Exploratory Gradient Boosting for Reinforcement Learning in Complex Domains
This work addresses scaling reinforcement learning to real-world domains with high-dimensional inputs, though it appears incremental as it combines existing ideas like gradient boosting and state abstraction.
The paper tackled the challenges of high-dimensional observations and complex dynamics in reinforcement learning by introducing a gradient-boosting function approximator and an exploration strategy, achieving competitive performance on standard tasks and substantial improvements over baselines on new high-dimensional Minecraft benchmarks.

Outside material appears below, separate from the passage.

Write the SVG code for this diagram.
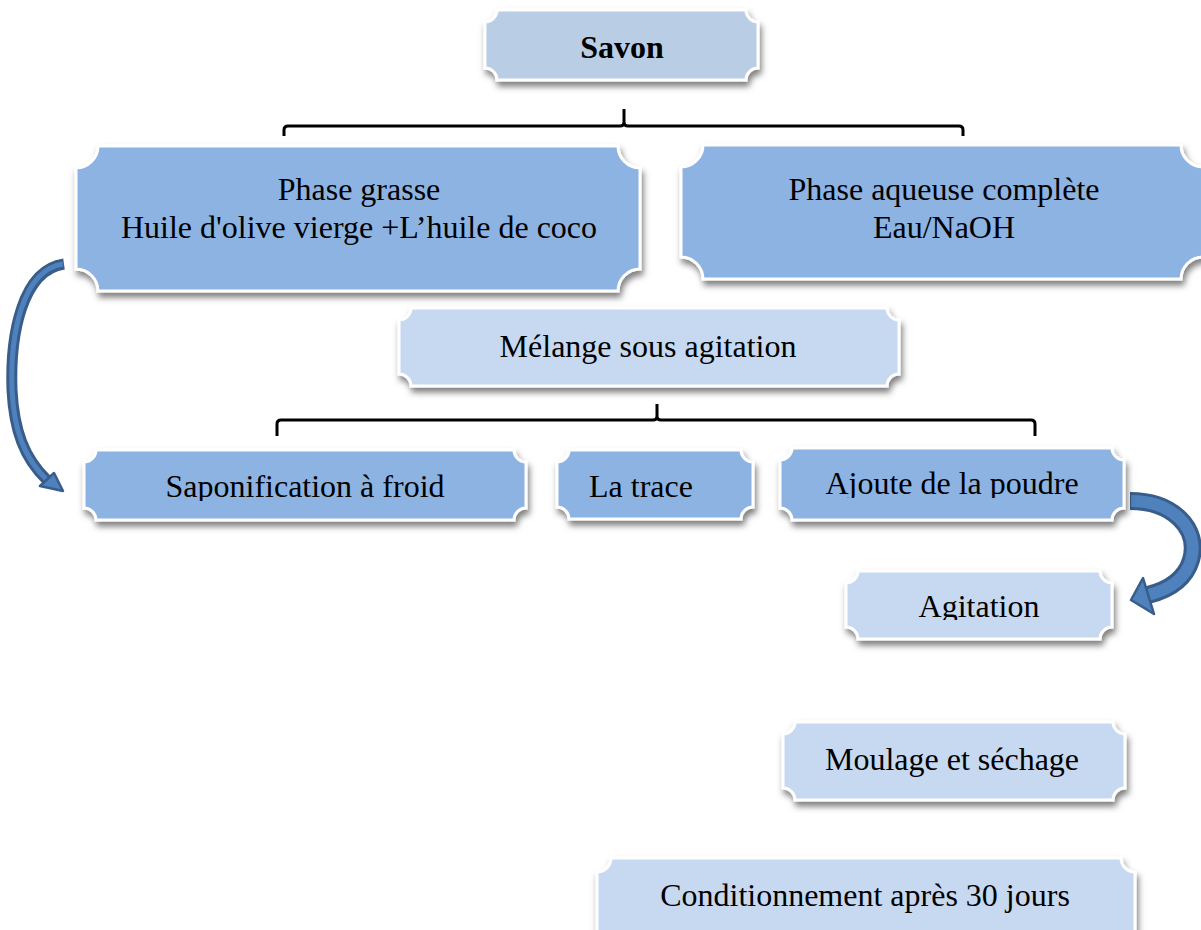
<svg xmlns="http://www.w3.org/2000/svg" width="1201" height="930" viewBox="0 0 1201 930">
<style>
.box{stroke:#fff;stroke-width:3;filter:url(#sh)}
.dk{fill:#8DB3E2}
.md{fill:#B9CDE5}
.lt{fill:#C6D9F1}
text{font-family:"Liberation Serif","Times New Roman",serif;font-size:32px;fill:#000;text-anchor:middle}
.br{fill:none;stroke:#000;stroke-width:3}
.arO{fill:none;stroke:#385D8A;stroke-linecap:butt}
.arI{fill:none;stroke:#4F81BD;stroke-linecap:butt}
.hd{fill:#4F81BD;stroke:#385D8A;stroke-width:2.5;stroke-linejoin:round}
</style>
<defs>
<filter id="sh" x="-10%" y="-20%" width="120%" height="150%">
<feDropShadow dx="2" dy="5" stdDeviation="3" flood-color="#000" flood-opacity="0.5"/>
</filter>
<clipPath id="c1"><rect x="0" y="0" width="1201" height="501"/></clipPath>
<clipPath id="c2"><rect x="0" y="0" width="1201" height="498"/></clipPath>
<clipPath id="c3"><rect x="0" y="0" width="1201" height="620"/></clipPath>
</defs>
<rect width="1201" height="930" fill="#fff"/>

<g id="connectors">
<path class="br" d="M284,136 L284,130 Q284,126 288,126 L620,126 Q624,126 624,122 L624,109 M624,122 Q624,126 628,126 L959,126 Q963,126 963,130 L963,136"/>
<path class="br" d="M277,436 L277,424 Q277,420 281,420 L653,420 Q657,420 657,416 L657,404 M657,416 Q657,420 661,420 L1031,420 Q1035,420 1035,424 L1035,436"/>
<path class="arO" stroke-width="11" d="M64,264 C22,270 10,335 12,390 C14,430 24,458 47,480"/>
<path class="arI" stroke-width="5" d="M63,264 C22,270 10,335 12,390 C14,430 24,458 47,480"/>
<polygon class="hd" points="40,486 54,473 63,491"/>
<path class="arO" stroke-width="18" d="M1130,501 C1172,501 1200,528 1191,560 C1185,580 1168,590 1148,595"/>
<path class="arI" stroke-width="12" d="M1131,501 C1172,501 1200,528 1191,560 C1185,580 1168,590 1148,595"/>
<polygon class="hd" points="1143,578 1154,614 1131,600"/>
</g>

<g id="savon"><path class="box md" d="M497,10 L746,10 A12,12 0 0 0 758,22 L758,68 A12,12 0 0 0 746,80 L497,80 A12,12 0 0 0 485,68 L485,22 A12,12 0 0 0 497,10 Z"/>
<text x="622" y="58" font-weight="bold" font-size="31">Savon</text></g>

<g id="phase-grasse"><path class="box dk" d="M98,146 L618,146 A22,22 0 0 0 640,168 L640,269 A22,22 0 0 0 618,291 L98,291 A22,22 0 0 0 76,269 L76,168 A22,22 0 0 0 98,146 Z"/>
<text x="359" y="200">Phase grasse</text>
<text x="359" y="238">Huile d'olive vierge +L’huile de coco</text></g>

<g id="phase-aqueuse"><path class="box dk" d="M703,145 L1181,145 A22,22 0 0 0 1203,167 L1203,257 A22,22 0 0 0 1181,279 L703,279 A22,22 0 0 0 681,257 L681,167 A22,22 0 0 0 703,145 Z"/>
<text x="944" y="200">Phase aqueuse complète</text>
<text x="944" y="238">Eau/NaOH</text></g>

<g id="melange"><path class="box lt" d="M411,308 L887,308 A12,12 0 0 0 899,320 L899,374 A12,12 0 0 0 887,386 L411,386 A12,12 0 0 0 399,374 L399,320 A12,12 0 0 0 411,308 Z"/>
<text x="648" y="357">Mélange sous agitation</text></g>

<g id="saponification"><path class="box dk" d="M96,450 L514,450 A12,12 0 0 0 526,462 L526,508 A12,12 0 0 0 514,520 L96,520 A12,12 0 0 0 84,508 L84,462 A12,12 0 0 0 96,450 Z"/>
<text x="305" y="497" clip-path="url(#c1)">Saponification à froid</text></g>

<g id="la-trace"><path class="box dk" d="M569,450 L741,450 A12,12 0 0 0 753,462 L753,507 A12,12 0 0 0 741,519 L569,519 A12,12 0 0 0 557,507 L557,462 A12,12 0 0 0 569,450 Z"/>
<text x="641" y="497">La trace</text></g>

<g id="ajoute"><path class="box dk" d="M792,448 L1112,448 A12,12 0 0 0 1124,460 L1124,508 A12,12 0 0 0 1112,520 L792,520 A12,12 0 0 0 780,508 L780,460 A12,12 0 0 0 792,448 Z"/>
<text x="952" y="494" clip-path="url(#c2)">Ajoute de la poudre</text></g>

<g id="agitation"><path class="box lt" d="M858,571 L1100,571 A12,12 0 0 0 1112,583 L1112,627 A12,12 0 0 0 1100,639 L858,639 A12,12 0 0 0 846,627 L846,583 A12,12 0 0 0 858,571 Z"/>
<text x="979" y="617" clip-path="url(#c3)">Agitation</text></g>

<g id="moulage"><path class="box lt" d="M795,722 L1113,722 A12,12 0 0 0 1125,734 L1125,788 A12,12 0 0 0 1113,800 L795,800 A12,12 0 0 0 783,788 L783,734 A12,12 0 0 0 795,722 Z"/>
<text x="952" y="770">Moulage et séchage</text></g>

<g id="conditionnement"><path class="box lt" d="M611,858 L1121,858 A14,14 0 0 0 1135,872 L1135,934 A14,14 0 0 0 1121,948 L611,948 A14,14 0 0 0 597,934 L597,872 A14,14 0 0 0 611,858 Z"/>
<text x="865" y="906">Conditionnement après 30 jours</text></g>
</svg>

High-dimensional observations and complex real-world dynamics present major challenges in reinforcement learning for both function approximation and exploration. We address both of these challenges with two complementary techniques: First, we develop a gradient-boosting style, non-parametric function approximator for learning on $Q$-function residuals. And second, we propose an exploration strategy inspired by the principles of state abstraction and information acquisition under uncertainty. We demonstrate the empirical effectiveness of these techniques, first, as a preliminary check, on two standard tasks (Blackjack and $n$-Chain), and then on two much larger and more realistic tasks with high-dimensional observation spaces. Specifically, we introduce two benchmarks built within the game Minecraft where the observations are pixel arrays of the agent's visual field. A combination of our two algorithmic techniques performs competitively on the standard reinforcement-learning tasks while consistently and substantially outperforming baselines on the two tasks with high-dimensional observation spaces. The new function approximator, exploration strategy, and evaluation benchmarks are each of independent interest in the pursuit of reinforcement-learning methods that scale to real-world domains.